Antigua and Barbuda represented by the Department of Environment in Guatemala

From July 6 to 8, 2026, the 2026 CGE Hands-on Training Workshop for the Latin America and the Caribbean Region took place in Antigua, Guatemala, gathering climate action specialists from across the region to advance collective capacity for climate transparency under the Paris Agreement. Among the attendees were two representatives from Antigua and Barbuda’s Department of Environment: Anik Jarvis, a data consultant, and Garth Simon, a project technical officer.

Organized around the central theme “Towards Improved BTRs, with a focus on Adaptation: Exchange of Experience, Good Practices and Lessons Learned,” the workshop was designed to equip national experts with the technical skills needed to draft and submit Biennial Transparency Reports (BTRs) on schedule. These reports are a core requirement of the Paris Agreement’s Enhanced Transparency Framework, which holds countries accountable for their climate commitments and supports global coordination on emissions reduction and resilience building.

The three-day training curriculum covered a full spectrum of high-priority topics critical to robust BTR preparation. Participants deepened their expertise in documenting climate change impacts and adaptation actions, developing standardized adaptation indicators, designing effective Monitoring, Evaluation and Learning (MEL) systems, reporting on climate-related loss and damage, navigating flexibility provisions for developing nations, drafting targeted improvement plans for future reporting, and engaging properly in the post-submission processes of Technical Expert Review and Facilitative Multilateral Consideration of Progress. The workshop’s hands-on structure also created extensive space for peer-to-peer learning, allowing representatives from different nations to share context-specific challenges and successful local strategies.

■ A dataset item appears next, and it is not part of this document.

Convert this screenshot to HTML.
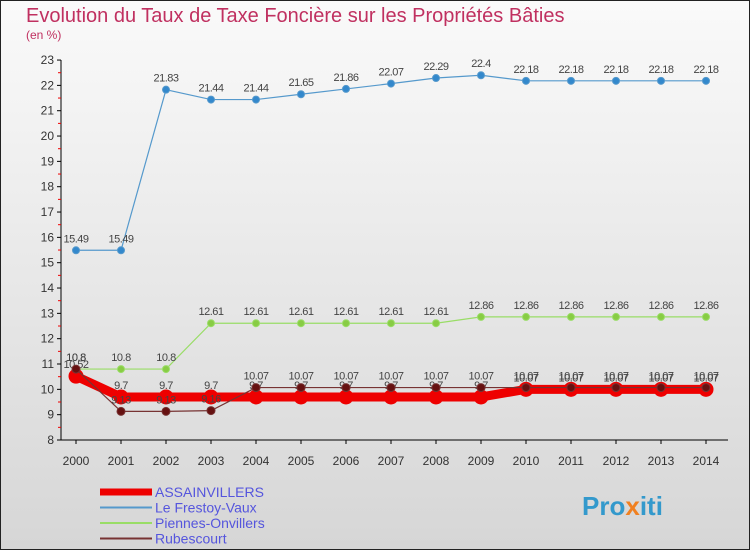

For Antigua and Barbuda, a small island developing state that is disproportionately vulnerable to the adverse effects of climate change, participation in this regional training aligns with ongoing national priorities. The knowledge and skills gained by Jarvis and Simon will directly support the country’s ongoing work to strengthen national climate transparency frameworks, refine adaptation reporting practices, upgrade national climate data management systems, and build long-term institutional capacity to meet future BTR submission requirements. By investing in this capacity building, Antigua and Barbuda is better positioned to access climate finance, communicate its climate action progress to the global community, and advance more effective adaptation planning to protect its communities and ecosystems.

At the conclusion of the workshop, all participating representatives received official certificates to acknowledge their active engagement in the training program and their contributions to the regional peer-learning exchange.